Oh noes! My religion has been mocked!

When it comes to religion, one treads from the calm pools of reason to the dangerous currents of high emotion.  It seems that some religious beliefs are so fiercely held, that to challenge them invites an almost primal response.  We’re all very familiar with the massive and violent demonstrations in the Muslim world at any real or perceived slight of the Qu’ran or Muhammad.  Many in the west are appalled such displays, but, apparently, only because it’s not their religion that’s being disparaged.  When a college student absconded with a  Eucharist wafer, for example, it earned him instant Catholic vilification and calls to kick him out of school.

I was reminded recently of this tendency toward emotional overreaction, abeit on a milder scale, when chancing upon a recent blog entry from a Christian remarking on an atheist “de-baptism”.  It seems some atheists are marking their deconversion from Christianity by having themselves blowdried, a mocking counterpoint to baptism’s immersion in water to signify the washing away of “sins”.  This Christian found the event “sad,” “sarcastic,” “insipid,” and “uninspiring” because “baptism is a statement and commitment to humility, growth and change. The de-baptism…is simply about declaring ‘unfaith'”.

This is the religious myopic mind at work, which categorizes all its sacred practices and beliefs as “good,” and, therefore, every other practice or belief as automatically “bad.”  The real point of the event was ignored on this Christian, which was to bring atheists out of the closet and demonstrate to politicians that we are voters too.

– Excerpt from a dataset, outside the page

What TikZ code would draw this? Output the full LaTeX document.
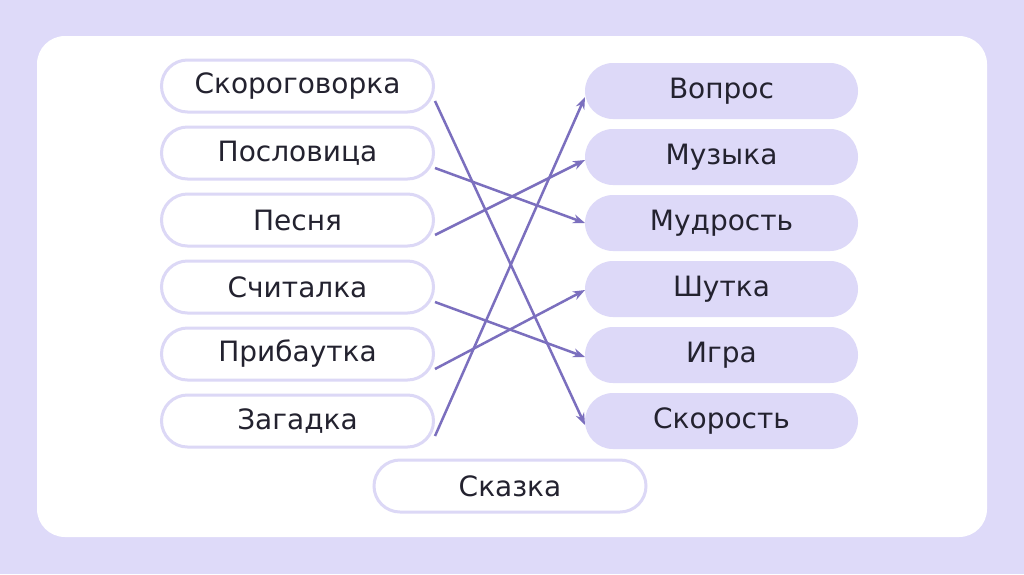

You see, the religious mind allows no possibility that its cherished beliefs may be false.  The entertaining of such a notion is even held to be evidence of the devil’s influence and a sinful demonstration of one’s lack of faith.  This is why even the most innocuous expressions of mockery toward religion are met with disproportionate outrage and disdain.  All religious followers may not be so dogmatic, but the teachings of the major religions logically lead to absolutist, albeit incompatible, paradigms.  This fact explains religion’s tendency to fracture, even within sects, and the concordant violence which periodically erupts among them (Catholic vs. Protestant, Sunni vs. Shia, etc.).  If you believe you hold The Divine Truth, it follows anyone who disagrees is “evil”.